- **EXERCISE PROMPT**: Leaving the pictures out, print the lines from the first line of the listing through the line containing "import plotly.graph_objects as go", exactly as they read, and no others.

- **DATA EXCERPT**:

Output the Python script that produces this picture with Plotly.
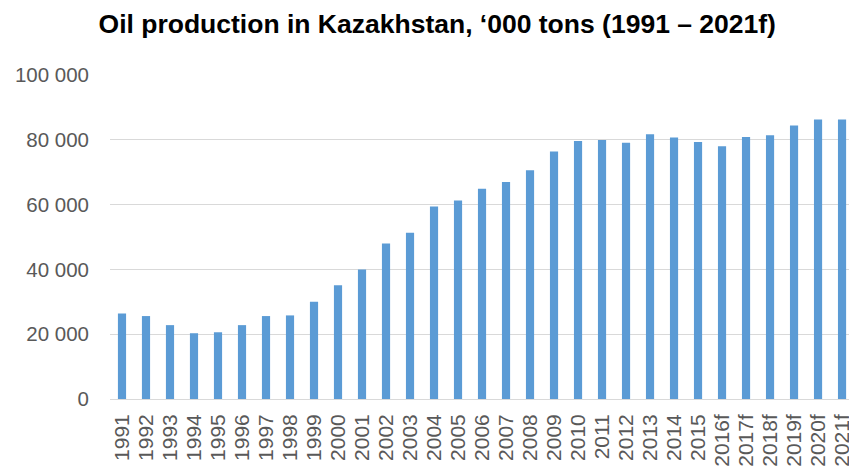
import plotly.graph_objects as go

years = ["1991", "1992", "1993", "1994", "1995", "1996", "1997", "1998", "1999", "2000",
         "2001", "2002", "2003", "2004", "2005", "2006", "2007", "2008", "2009", "2010",
         "2011", "2012", "2013", "2014", "2015", "2016f", "2017f", "2018f", "2019f", "2020f", "2021f"]
production = [26400, 25600, 22800, 20300, 20600, 22800, 25600, 25800, 30000, 35100,
              40000, 48000, 51300, 59400, 61300, 64900, 67000, 70600, 76400, 79600,
              79900, 79100, 81700, 80700, 79300, 78000, 80900, 81400, 84400, 86300, 86300]
y_ticks = [0, 20000, 40000, 60000, 80000, 100000]

fig = go.Figure(go.Bar(x=years, y=production, marker=dict(color="#5B9BD5", line=dict(width=0))))

fig.update_layout(
    width=849, height=471,
    margin=dict(l=110, r=0, t=75, b=72),
    paper_bgcolor="white", plot_bgcolor="white",
    separators=". ",
    bargap=0.66,
    showlegend=False,
    font=dict(family="Liberation Sans, Arial, sans-serif", color="#595959", size=21),
    title=dict(text="<b>Oil production in Kazakhstan, ‘000 tons (1991 – 2021f)</b>",
               x=0.515, xanchor="center", y=0.949, yanchor="middle",
               font=dict(size=26.5, color="black", family="Liberation Sans, Arial, sans-serif")),
    xaxis=dict(tickangle=-90, showgrid=False, showline=False, ticks="",
               automargin=False, range=[-0.5, 30.29],
               tickmode="array", tickvals=years, ticktext=years,
               ticklabelstandoff=10,
               tickfont=dict(size=21, color="#595959")),
    yaxis=dict(range=[0, 100000], tickvals=y_ticks, tickformat=",d",
               showgrid=True, gridcolor="#D9D9D9", gridwidth=1,
               zeroline=True, zerolinecolor="#D9D9D9", zerolinewidth=1,
               showline=False, ticks="", ticklen=0, automargin=False,
               ticklabelstandoff=20,
               tickfont=dict(size=20.5, color="#595959")),
)

fig.write_html("out.html",
               config={"displayModeBar": False},
               post_script="document.body.style.margin='0';document.body.style.overflow='hidden';")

- **EXERCISE RESPONSE**:
Output the Python script that produces this picture with Plotly.
import plotly.graph_objects as go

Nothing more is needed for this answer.